## Information shown
=-=-=

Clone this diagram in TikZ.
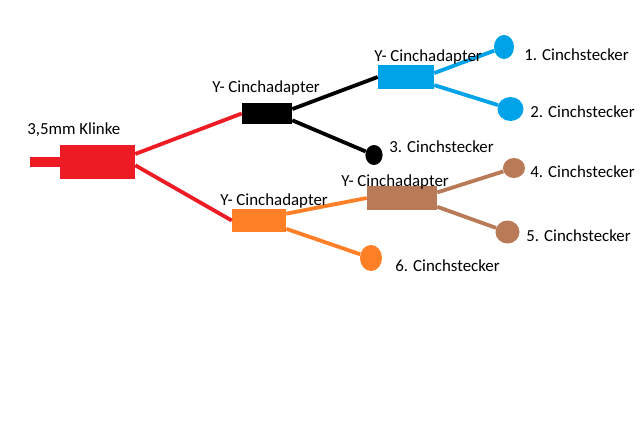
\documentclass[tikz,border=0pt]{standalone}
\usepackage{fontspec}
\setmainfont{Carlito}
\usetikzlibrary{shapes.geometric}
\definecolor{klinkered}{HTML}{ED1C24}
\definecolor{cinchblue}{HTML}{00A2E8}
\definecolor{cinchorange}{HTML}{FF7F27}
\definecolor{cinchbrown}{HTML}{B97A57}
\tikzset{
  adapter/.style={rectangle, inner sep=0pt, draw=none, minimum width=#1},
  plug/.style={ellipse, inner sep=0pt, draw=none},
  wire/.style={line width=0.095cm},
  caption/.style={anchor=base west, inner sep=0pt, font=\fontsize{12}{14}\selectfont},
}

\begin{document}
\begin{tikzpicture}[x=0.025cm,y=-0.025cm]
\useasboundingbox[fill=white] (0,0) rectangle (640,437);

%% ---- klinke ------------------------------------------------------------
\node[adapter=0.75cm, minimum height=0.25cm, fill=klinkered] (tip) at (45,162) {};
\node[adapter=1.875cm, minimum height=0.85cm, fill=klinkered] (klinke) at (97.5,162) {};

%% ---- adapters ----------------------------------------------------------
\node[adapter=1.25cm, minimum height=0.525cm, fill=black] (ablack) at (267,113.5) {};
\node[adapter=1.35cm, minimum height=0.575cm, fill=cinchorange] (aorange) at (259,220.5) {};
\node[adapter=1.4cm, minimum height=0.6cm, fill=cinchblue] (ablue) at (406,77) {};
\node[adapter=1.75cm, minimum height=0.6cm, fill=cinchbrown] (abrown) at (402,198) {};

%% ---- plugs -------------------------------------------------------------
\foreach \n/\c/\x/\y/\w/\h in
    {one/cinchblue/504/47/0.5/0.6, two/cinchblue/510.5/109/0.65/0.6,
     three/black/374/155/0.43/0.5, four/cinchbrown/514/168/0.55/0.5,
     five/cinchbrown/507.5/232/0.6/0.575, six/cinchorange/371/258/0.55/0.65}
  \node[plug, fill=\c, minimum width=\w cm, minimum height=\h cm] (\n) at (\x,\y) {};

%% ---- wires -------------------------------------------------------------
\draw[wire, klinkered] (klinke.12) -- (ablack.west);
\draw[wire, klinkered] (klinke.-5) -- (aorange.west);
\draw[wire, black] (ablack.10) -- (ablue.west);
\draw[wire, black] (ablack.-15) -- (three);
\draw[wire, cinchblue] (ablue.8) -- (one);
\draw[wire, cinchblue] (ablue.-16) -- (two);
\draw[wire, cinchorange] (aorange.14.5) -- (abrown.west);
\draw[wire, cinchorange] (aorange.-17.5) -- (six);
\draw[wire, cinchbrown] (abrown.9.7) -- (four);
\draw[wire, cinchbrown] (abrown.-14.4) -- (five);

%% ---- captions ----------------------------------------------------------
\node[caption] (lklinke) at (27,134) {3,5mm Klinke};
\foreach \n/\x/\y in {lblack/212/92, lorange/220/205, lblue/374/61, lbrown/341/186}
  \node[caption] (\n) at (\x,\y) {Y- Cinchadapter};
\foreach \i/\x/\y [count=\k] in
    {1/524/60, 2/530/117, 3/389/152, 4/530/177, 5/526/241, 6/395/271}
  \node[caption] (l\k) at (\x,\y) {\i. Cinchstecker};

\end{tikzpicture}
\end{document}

=-=-=

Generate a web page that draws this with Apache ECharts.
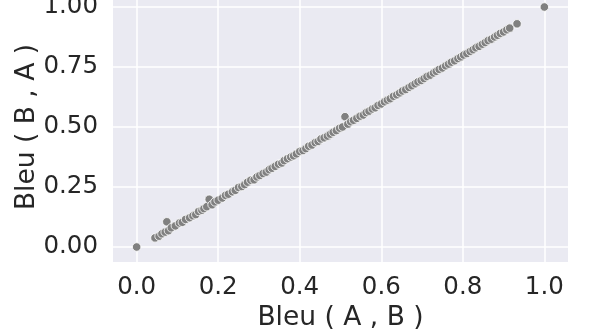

=-=-=

## Goal
What lines above run from the one with "Clone this diagram in TikZ." to the one with "minimum height=0.85cm, fill=klinkered]"? Give them again exactly, ends included, and leave the pictures out.

## Result for this task
Clone this diagram in TikZ.
\documentclass[tikz,border=0pt]{standalone}
\usepackage{fontspec}
\setmainfont{Carlito}
\usetikzlibrary{shapes.geometric}
\definecolor{klinkered}{HTML}{ED1C24}
\definecolor{cinchblue}{HTML}{00A2E8}
\definecolor{cinchorange}{HTML}{FF7F27}
\definecolor{cinchbrown}{HTML}{B97A57}
\tikzset{
  adapter/.style={rectangle, inner sep=0pt, draw=none, minimum width=#1},
  plug/.style={ellipse, inner sep=0pt, draw=none},
  wire/.style={line width=0.095cm},
  caption/.style={anchor=base west, inner sep=0pt, font=\fontsize{12}{14}\selectfont},
}

\begin{document}
\begin{tikzpicture}[x=0.025cm,y=-0.025cm]
\useasboundingbox[fill=white] (0,0) rectangle (640,437);

%% ---- klinke ------------------------------------------------------------
\node[adapter=0.75cm, minimum height=0.25cm, fill=klinkered] (tip) at (45,162) {};
\node[adapter=1.875cm, minimum height=0.85cm, fill=klinkered] (klinke) at (97.5,162) {};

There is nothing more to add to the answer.